## Record list
------------------------------------------------------------

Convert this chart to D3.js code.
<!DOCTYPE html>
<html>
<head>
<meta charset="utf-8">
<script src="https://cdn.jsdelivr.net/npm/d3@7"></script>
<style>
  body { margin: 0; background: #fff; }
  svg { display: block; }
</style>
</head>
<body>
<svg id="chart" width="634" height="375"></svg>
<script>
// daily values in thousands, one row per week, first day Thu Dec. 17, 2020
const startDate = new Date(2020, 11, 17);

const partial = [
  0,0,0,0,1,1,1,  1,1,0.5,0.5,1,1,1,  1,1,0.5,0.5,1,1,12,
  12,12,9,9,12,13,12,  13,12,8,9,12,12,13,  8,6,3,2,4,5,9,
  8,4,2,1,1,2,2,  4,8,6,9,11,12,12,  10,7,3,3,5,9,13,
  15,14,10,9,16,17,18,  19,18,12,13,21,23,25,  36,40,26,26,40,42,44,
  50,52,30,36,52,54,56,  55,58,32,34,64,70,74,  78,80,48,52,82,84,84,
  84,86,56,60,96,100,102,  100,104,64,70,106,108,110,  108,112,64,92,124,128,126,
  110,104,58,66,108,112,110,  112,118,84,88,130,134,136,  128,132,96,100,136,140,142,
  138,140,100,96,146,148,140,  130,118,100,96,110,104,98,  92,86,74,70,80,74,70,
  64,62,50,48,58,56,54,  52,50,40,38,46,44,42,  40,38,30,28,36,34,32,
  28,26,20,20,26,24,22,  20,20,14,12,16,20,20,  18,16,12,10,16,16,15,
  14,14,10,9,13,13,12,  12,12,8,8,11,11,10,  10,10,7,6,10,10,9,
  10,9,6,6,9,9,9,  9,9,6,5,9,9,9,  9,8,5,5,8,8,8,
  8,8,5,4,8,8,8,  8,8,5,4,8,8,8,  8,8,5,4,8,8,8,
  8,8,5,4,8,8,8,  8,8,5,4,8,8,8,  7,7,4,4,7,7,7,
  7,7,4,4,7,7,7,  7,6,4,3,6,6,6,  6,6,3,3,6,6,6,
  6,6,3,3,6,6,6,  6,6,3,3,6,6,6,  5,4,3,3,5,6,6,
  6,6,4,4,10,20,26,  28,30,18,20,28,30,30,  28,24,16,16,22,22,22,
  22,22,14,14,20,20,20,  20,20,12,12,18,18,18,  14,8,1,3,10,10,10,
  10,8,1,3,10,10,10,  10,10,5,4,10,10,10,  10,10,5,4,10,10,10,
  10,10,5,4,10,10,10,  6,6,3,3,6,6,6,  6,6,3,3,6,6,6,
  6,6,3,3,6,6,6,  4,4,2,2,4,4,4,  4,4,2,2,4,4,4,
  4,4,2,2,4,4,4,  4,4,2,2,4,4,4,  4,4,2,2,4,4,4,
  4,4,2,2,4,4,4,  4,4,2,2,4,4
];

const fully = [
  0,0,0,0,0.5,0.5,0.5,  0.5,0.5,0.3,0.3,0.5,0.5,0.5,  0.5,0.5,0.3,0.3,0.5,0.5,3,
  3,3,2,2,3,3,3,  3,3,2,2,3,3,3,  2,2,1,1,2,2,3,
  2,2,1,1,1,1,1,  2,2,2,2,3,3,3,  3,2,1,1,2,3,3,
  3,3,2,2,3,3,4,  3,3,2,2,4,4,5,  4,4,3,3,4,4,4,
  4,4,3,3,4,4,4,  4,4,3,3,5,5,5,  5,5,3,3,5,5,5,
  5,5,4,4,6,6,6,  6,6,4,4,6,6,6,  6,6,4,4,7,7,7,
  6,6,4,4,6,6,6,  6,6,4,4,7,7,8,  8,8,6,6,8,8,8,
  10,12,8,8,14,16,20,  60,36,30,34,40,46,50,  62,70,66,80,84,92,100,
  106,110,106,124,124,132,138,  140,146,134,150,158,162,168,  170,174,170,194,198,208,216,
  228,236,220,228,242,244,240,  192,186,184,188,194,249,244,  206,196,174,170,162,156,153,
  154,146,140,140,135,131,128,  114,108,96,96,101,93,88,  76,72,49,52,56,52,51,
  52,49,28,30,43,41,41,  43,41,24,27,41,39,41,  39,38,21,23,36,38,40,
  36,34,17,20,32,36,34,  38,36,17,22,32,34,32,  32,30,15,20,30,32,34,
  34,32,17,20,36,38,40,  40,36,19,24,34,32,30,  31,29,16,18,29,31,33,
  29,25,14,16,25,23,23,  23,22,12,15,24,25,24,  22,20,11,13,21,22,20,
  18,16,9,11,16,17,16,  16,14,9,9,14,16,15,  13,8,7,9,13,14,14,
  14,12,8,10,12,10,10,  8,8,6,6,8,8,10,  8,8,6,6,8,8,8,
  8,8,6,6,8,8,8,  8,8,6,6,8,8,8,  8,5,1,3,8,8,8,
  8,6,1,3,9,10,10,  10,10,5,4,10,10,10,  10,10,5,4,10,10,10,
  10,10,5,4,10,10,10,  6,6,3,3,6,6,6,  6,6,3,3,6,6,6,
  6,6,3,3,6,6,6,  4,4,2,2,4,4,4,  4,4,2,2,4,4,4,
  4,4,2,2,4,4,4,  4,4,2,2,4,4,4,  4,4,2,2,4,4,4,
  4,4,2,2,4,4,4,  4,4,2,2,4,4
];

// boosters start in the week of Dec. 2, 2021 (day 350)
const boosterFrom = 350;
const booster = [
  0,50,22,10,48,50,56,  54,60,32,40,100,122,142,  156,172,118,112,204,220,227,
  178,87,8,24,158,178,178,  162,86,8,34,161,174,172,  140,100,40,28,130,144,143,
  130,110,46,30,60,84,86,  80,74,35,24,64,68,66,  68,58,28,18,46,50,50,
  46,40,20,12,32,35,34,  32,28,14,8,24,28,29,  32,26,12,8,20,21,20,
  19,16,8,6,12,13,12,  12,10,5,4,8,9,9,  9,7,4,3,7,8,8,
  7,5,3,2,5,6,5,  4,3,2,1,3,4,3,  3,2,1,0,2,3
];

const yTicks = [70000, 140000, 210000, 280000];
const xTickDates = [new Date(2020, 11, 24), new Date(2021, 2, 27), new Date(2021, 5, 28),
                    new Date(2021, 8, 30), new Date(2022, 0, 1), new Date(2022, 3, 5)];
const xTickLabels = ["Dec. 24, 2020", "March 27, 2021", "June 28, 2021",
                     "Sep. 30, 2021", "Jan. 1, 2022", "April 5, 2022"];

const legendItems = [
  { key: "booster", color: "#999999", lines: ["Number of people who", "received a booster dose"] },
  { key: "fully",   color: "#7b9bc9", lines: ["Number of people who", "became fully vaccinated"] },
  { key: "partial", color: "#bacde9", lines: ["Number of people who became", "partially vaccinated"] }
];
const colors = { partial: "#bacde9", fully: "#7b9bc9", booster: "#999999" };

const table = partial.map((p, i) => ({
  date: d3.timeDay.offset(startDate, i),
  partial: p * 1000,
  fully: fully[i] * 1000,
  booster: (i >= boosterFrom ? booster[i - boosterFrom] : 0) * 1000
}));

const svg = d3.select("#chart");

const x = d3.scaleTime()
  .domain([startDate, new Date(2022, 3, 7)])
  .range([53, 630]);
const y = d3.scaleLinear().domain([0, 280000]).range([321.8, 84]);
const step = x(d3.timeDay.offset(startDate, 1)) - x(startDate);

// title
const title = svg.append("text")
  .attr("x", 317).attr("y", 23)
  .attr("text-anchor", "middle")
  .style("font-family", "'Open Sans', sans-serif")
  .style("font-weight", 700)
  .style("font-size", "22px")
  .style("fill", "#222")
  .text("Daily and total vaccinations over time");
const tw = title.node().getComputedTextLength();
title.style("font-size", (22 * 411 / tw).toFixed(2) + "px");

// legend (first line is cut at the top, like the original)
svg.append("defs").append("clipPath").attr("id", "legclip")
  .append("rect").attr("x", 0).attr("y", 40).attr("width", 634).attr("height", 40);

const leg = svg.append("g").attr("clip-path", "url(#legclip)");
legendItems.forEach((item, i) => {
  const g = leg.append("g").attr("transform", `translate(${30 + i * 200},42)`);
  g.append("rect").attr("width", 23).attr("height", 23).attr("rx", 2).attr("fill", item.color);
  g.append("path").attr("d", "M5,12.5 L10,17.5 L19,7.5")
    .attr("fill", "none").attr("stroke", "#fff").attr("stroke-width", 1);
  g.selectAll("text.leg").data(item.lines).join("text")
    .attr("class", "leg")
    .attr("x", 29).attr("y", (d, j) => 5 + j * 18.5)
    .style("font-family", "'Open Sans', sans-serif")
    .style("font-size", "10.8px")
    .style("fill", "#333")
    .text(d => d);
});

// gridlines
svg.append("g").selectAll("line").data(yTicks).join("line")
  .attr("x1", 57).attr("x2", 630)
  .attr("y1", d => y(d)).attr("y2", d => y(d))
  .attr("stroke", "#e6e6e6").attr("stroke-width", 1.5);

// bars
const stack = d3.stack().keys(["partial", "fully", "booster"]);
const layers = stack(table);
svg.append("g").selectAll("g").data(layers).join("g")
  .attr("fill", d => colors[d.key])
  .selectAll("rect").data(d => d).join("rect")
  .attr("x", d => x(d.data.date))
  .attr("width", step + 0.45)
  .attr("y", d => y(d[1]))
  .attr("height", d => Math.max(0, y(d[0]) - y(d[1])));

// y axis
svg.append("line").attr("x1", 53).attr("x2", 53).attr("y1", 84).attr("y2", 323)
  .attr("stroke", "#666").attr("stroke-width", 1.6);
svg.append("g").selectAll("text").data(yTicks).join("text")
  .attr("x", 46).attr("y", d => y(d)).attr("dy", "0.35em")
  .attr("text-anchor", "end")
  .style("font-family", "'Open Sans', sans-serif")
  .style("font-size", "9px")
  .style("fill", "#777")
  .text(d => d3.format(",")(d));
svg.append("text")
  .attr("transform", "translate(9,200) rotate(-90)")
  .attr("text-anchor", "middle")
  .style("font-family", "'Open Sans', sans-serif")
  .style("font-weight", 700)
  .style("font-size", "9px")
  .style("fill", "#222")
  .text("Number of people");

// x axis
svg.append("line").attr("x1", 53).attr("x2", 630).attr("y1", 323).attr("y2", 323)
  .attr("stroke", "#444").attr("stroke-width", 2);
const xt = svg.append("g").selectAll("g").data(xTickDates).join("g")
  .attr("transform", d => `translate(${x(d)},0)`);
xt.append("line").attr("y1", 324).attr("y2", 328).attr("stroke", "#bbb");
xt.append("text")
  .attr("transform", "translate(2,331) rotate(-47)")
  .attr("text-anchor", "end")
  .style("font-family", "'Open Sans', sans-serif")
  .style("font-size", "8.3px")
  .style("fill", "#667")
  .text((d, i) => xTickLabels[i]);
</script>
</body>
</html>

------------------------------------------------------------

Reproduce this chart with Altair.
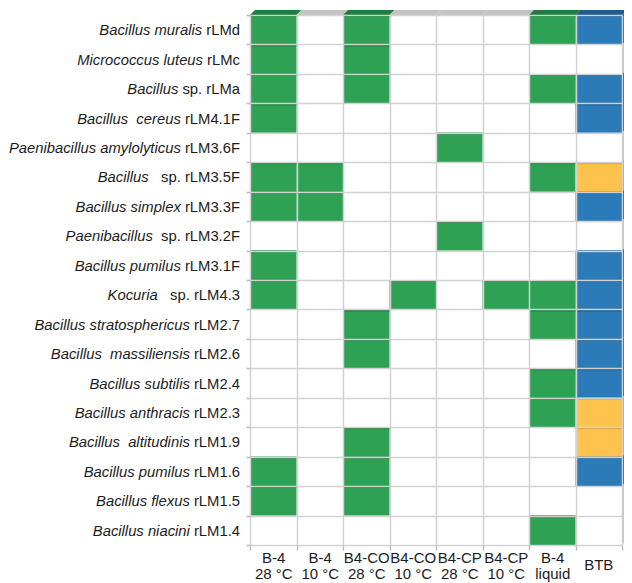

------------------------------------------------------------

## Instruction
Copy whichever lines in the listing above contain the word "chart".

## Task solution
Convert this chart to D3.js code.
<svg id="chart" width="634" height="375"></svg>
const svg = d3.select("#chart");
Reproduce this chart with Altair.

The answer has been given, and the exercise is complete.